Para quem gosta de cinema, bons filmes
permitem o envolvimento dos sentidos e transportam o espectador a dimensões
inexploradas no mundo real. Com a cumplicidade da penumbra, o riso fica fácil,
o choro extravasa sem medo, o olho entreaberto espia pelos vãos dos dedos e a
gargalhada pode encher o ar. Pavor e nojo, desejo e prazer são revelados sem pudores.
Mas, apesar da atual disponibilidade de
filmes, do medíocre ao insigne, para todos os tipos de público, o espectador
que prefere som original está perdendo espaço. Os cinemas estão lotados de
filmes dublados.
Tento imaginar qual é a vantagem em
assistir um filme sem ter acesso à totalidade da interpretação dos atores e
atrizes. Dedicam horas, dias, talvez meses em busca da nuance de voz planejada.
Ensaios e mais ensaios para adequar o timbre, o sotaque, a entonação desejada
para o personagem... E tudo isso é jogado fora com a dublagem.
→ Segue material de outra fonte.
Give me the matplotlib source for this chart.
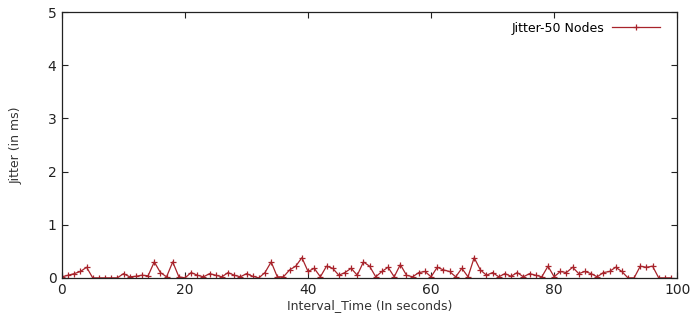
import matplotlib
matplotlib.use("Agg")
import matplotlib.pyplot as plt

interval_time = list(range(100))
jitter = [0.02, 0.05, 0.08, 0.12, 0.20, 0.00, 0.00, 0.00, 0.00, 0.00,
          0.08, 0.02, 0.03, 0.05, 0.04, 0.30, 0.10, 0.02, 0.30, 0.02,
          0.00, 0.10, 0.05, 0.02, 0.08, 0.05, 0.02, 0.10, 0.05, 0.02,
          0.08, 0.03, 0.00, 0.10, 0.30, 0.02, 0.02, 0.15, 0.22, 0.38,
          0.12, 0.18, 0.02, 0.22, 0.18, 0.05, 0.10, 0.18, 0.05, 0.30,
          0.22, 0.02, 0.12, 0.20, 0.02, 0.25, 0.05, 0.02, 0.10, 0.12,
          0.02, 0.20, 0.15, 0.12, 0.02, 0.18, 0.02, 0.38, 0.15, 0.05,
          0.10, 0.02, 0.08, 0.03, 0.10, 0.02, 0.08, 0.05, 0.02, 0.22,
          0.02, 0.12, 0.10, 0.20, 0.08, 0.12, 0.08, 0.02, 0.10, 0.12,
          0.20, 0.12, 0.00, 0.00, 0.22, 0.20, 0.22, 0.00, 0.00, 0.00]
series_label = "Jitter-50 Nodes"
x_ticks = [0, 20, 40, 60, 80, 100]
y_ticks = [0, 1, 2, 3, 4, 5]

fig = plt.figure(figsize=(6.91, 3.25), dpi=100)
ax = fig.add_axes([0.0897, 0.145, 0.8903, 0.818])
ax.plot(interval_time, jitter, color="#a8232b", lw=0.9, marker="+",
        markersize=5, markeredgewidth=0.9, label=series_label)
ax.set_xlim(0, 100)
ax.set_ylim(0, 5)
ax.set_xticks(x_ticks)
ax.set_yticks(y_ticks)
ax.tick_params(direction="in", top=True, right=True, length=4, width=0.8,
               labelsize=10, colors="#222222", pad=4)
for s in ax.spines.values():
    s.set_linewidth(0.9)
    s.set_color("#222222")
ax.set_xlabel("Interval_Time (In seconds)", fontsize=9, color="#333333", labelpad=1)
ax.set_ylabel("Jitter (in ms)", fontsize=9, color="#333333", labelpad=18)
leg = ax.legend(loc="upper right", frameon=False, markerfirst=False,
                fontsize=9, handlelength=3.8, handletextpad=0.6,
                borderaxespad=1.0, bbox_to_anchor=(1.0, 1.03))
fig.savefig("out.png", dpi=100)
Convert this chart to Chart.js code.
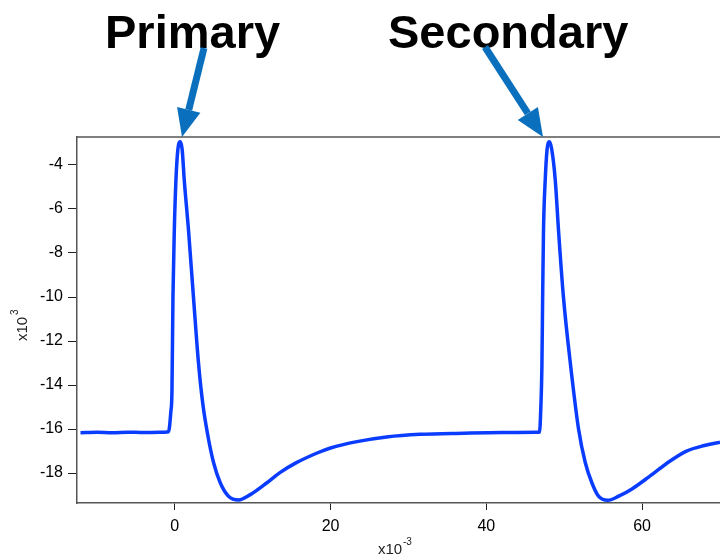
<!DOCTYPE html>
<html>
<head>
<meta charset="utf-8">
<script src="https://cdn.jsdelivr.net/npm/chart.js@4.4.1/dist/chart.umd.min.js"></script>
<style>
  html, body { margin: 0; padding: 0; background: #fff; }
  #wrap { width: 720px; height: 558px; position: relative; }
</style>
</head>
<body>
<div id="wrap"><canvas id="trace"></canvas></div>
<script>
// time in units of 1e-3 (x axis), signal in units of 1e3 (y axis)
const timeMs = [
  -12.1, -10, -8, -6, -4, -2, -0.8,
  -0.5, -0.36, -0.23, -0.06, 0.15, 0.4, 0.7, 0.95, 1.22, 1.77, 2.4, 3.06, 3.6, 4.2, 4.98, 5.84, 6.9,
  8.2, 9.7, 11.84, 13.5, 15.5, 18.2, 20, 23.4, 27.2, 31.5, 37.1, 42, 46.5, 46.83,
  47.0, 47.14, 47.23, 47.34, 47.56, 47.8, 48.1, 48.4, 48.85, 49.27, 49.9, 50.8, 51.84, 52.7, 53.55, 54.4,
  55.6, 57, 58.7, 61.0, 63.6, 65.7, 68, 70
];
const signal = [
  -16.17, -16.15, -16.17, -16.14, -16.16, -16.15, -16.12,
  -15.2, -14.3, -10.0, -7.0, -4.7, -3.3, -2.95, -3.3, -4.69, -6.98, -10.0, -13.05, -14.85, -16.2, -17.52, -18.44, -19.05,
  -19.22, -18.98, -18.44, -17.98, -17.55, -17.1, -16.86, -16.57, -16.36, -16.24, -16.19, -16.16, -16.15, -16.14,
  -15.0, -13.06, -10.0, -6.98, -4.69, -3.3, -2.95, -3.3, -4.69, -6.98, -10.0, -13.05, -16.0, -17.52, -18.44, -19.05,
  -19.24, -19.05, -18.72, -18.14, -17.45, -17.0, -16.75, -16.6
];
const xTicks = [0, 20, 40, 60];
const yTicks = [-18, -16, -14, -12, -10, -8, -6, -4];
const peakLabels = ['Primary', 'Secondary'];

const axisColor = '#555';
const textColor = '#000';
const fontFamily = '"Liberation Sans", Arial, sans-serif';

function drawArrow(ctx, x1, y1, x2, y2) {
  const ang = Math.atan2(y2 - y1, x2 - x1);
  const headLen = 28, headHalf = 12;
  const bx = x2 - headLen * Math.cos(ang), by = y2 - headLen * Math.sin(ang);
  ctx.save();
  ctx.strokeStyle = '#0a70bd';
  ctx.fillStyle = '#0a70bd';
  ctx.lineWidth = 7;
  ctx.beginPath();
  ctx.moveTo(x1, y1);
  ctx.lineTo(bx, by);
  ctx.stroke();
  ctx.beginPath();
  ctx.moveTo(x2, y2);
  ctx.lineTo(bx + headHalf * Math.sin(ang), by - headHalf * Math.cos(ang));
  ctx.lineTo(bx - headHalf * Math.sin(ang), by + headHalf * Math.cos(ang));
  ctx.closePath();
  ctx.fill();
  ctx.restore();
}

const decorations = {
  id: 'decorations',
  afterDraw(chart) {
    const ctx = chart.ctx;
    const area = chart.chartArea;
    ctx.save();
    // top frame line
    ctx.strokeStyle = axisColor;
    ctx.lineWidth = 1.5;
    ctx.beginPath();
    ctx.moveTo(area.left, area.top);
    ctx.lineTo(area.right, area.top);
    ctx.stroke();

    // peak labels
    ctx.fillStyle = '#000';
    ctx.font = 'bold 47px ' + fontFamily;
    ctx.textBaseline = 'alphabetic';
    ctx.textAlign = 'left';
    ctx.fillText(peakLabels[0], 105, 48);
    ctx.fillText(peakLabels[1], 388, 48);

    drawArrow(ctx, 204, 48, 182, area.top);
    drawArrow(ctx, 485, 47, 543, area.top);

    // axis multipliers
    ctx.fillStyle = '#222';
    ctx.font = '15px ' + fontFamily;
    ctx.fillText('x10', 378, 554);
    ctx.font = '10px ' + fontFamily;
    ctx.fillText('-3', 403, 545);

    ctx.translate(27, 341);
    ctx.rotate(-Math.PI / 2);
    ctx.font = '15px ' + fontFamily;
    ctx.fillText('x10', 0, 0);
    ctx.font = '10px ' + fontFamily;
    ctx.fillText('3', 26, -9);
    ctx.restore();
  }
};

new Chart(document.getElementById('trace'), {
  type: 'line',
  data: {
    datasets: [{
      data: timeMs.map((t, i) => ({ x: t, y: signal[i] })),
      borderColor: '#0a3cff',
      borderWidth: 3.5,
      pointRadius: 0,
      fill: false,
      cubicInterpolationMode: 'monotone'
    }]
  },
  options: {
    responsive: true,
    maintainAspectRatio: false,
    animation: false,
    clip: false,
    layout: { padding: { top: 137, right: 0, left: 0, bottom: 0 } },
    plugins: { legend: { display: false }, tooltip: { enabled: false } },
    scales: {
      x: {
        type: 'linear',
        min: -12.55,
        max: 70,
        afterBuildTicks: s => { s.ticks = xTicks.map(v => ({ value: v })); },
        afterFit: s => { s.height = 55; },
        grid: { drawOnChartArea: false, drawTicks: true, tickLength: 7, tickColor: '#222', tickWidth: 1 },
        border: { display: true, color: axisColor, width: 1.5 },
        ticks: { color: textColor, padding: 7, maxRotation: 0, font: { size: 16, family: fontFamily } }
      },
      y: {
        min: -19.36,
        max: -2.73,
        afterBuildTicks: s => { s.ticks = yTicks.map(v => ({ value: v })); },
        afterFit: s => { s.width = 77; },
        grid: { drawOnChartArea: false, drawTicks: true, tickLength: 9, tickColor: '#222', tickWidth: 1 },
        border: { display: true, color: axisColor, width: 1.5 },
        ticks: { color: textColor, padding: 5, font: { size: 16, family: fontFamily } }
      }
    }
  },
  plugins: [decorations]
});
</script>
</body>
</html>
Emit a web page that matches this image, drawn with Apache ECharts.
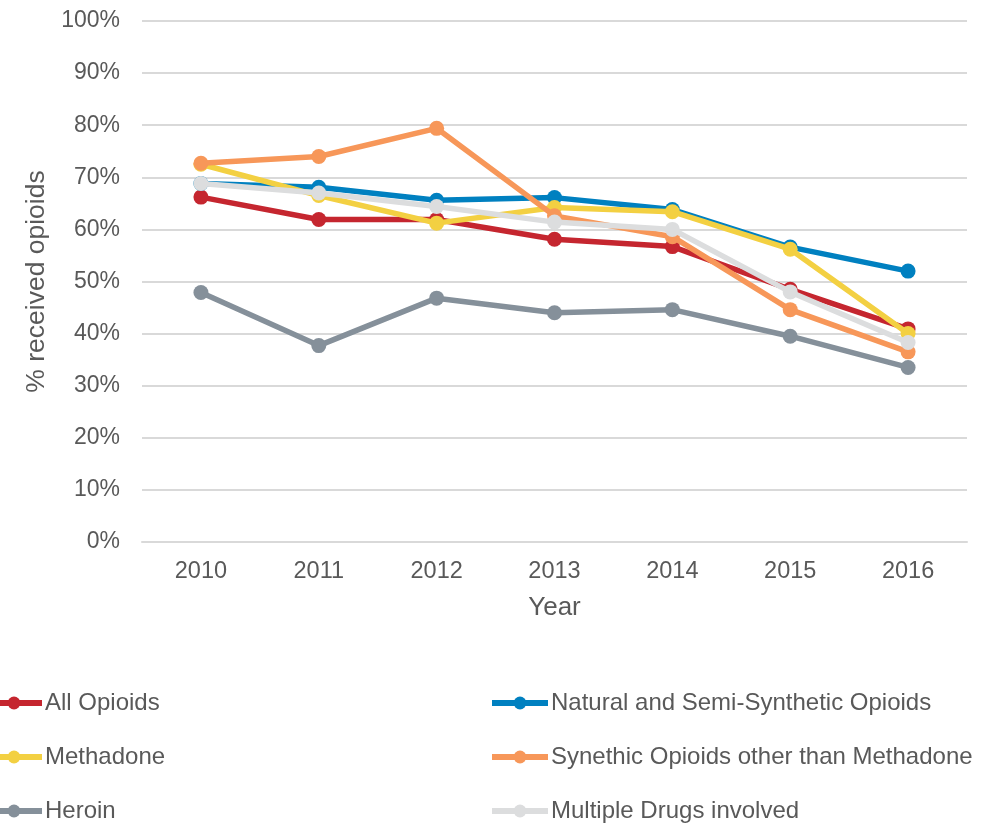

Por outro lado, concordo que existem
bons dubladores. Mas serão eles capazes de produzir a mesma expressividade da
voz original? Li dezenas de opiniões sobre os “prazeres” de assistir uma
película dublada, tais como: “Se leio as legendas acabo perdendo imagens do
filme”, “Prefiro dublado para ver as cenas de ação”, “Você não se perde e nem
se distrai com a legenda”. Honestamente, nenhum dos comentários me convenceu, a
não ser para filmes (bem) infantis. Em resumo: filme dublado é bom para criança
pequena, que ainda não sabe ler. Estendo o mesmo argumento para adultos: filme
dublado é bom para quem não lê, seja por não saber de vez ou por não conseguir fazê-lo
com agilidade suficiente para acompanhar a velocidade das legendas — uma
lamentável falta de prática. Lê melhor, com mais rapidez e capacidade de
compreensão, quem lê sempre. E essa triste limitação acaba ditando a medida do
mercado, com cinemas oferecendo filmes dublados para um público cada vez maior
de leitores enferrujados.
Além disso, sem estímulo à leitura, cada
vez menos espectadores terão a experiência, no caso de filmes baseados em obras
literárias, de sair do cinema comentando se o livro é, ou não, melhor. Esse deleite
está ao alcance apenas de quem não evita o universo que a leitura proporciona.
Gostaria de dispor de mais filmes
legendados, não por simples questão de gosto, mas pelo prazer em ouvir a
insubstituível interpretação vocal que vem com o som original. E torço (muito!)
para que mais e mais brasileiros tenham condições de viver outra realidade: ler
prazerosamente, inclusive no cinema.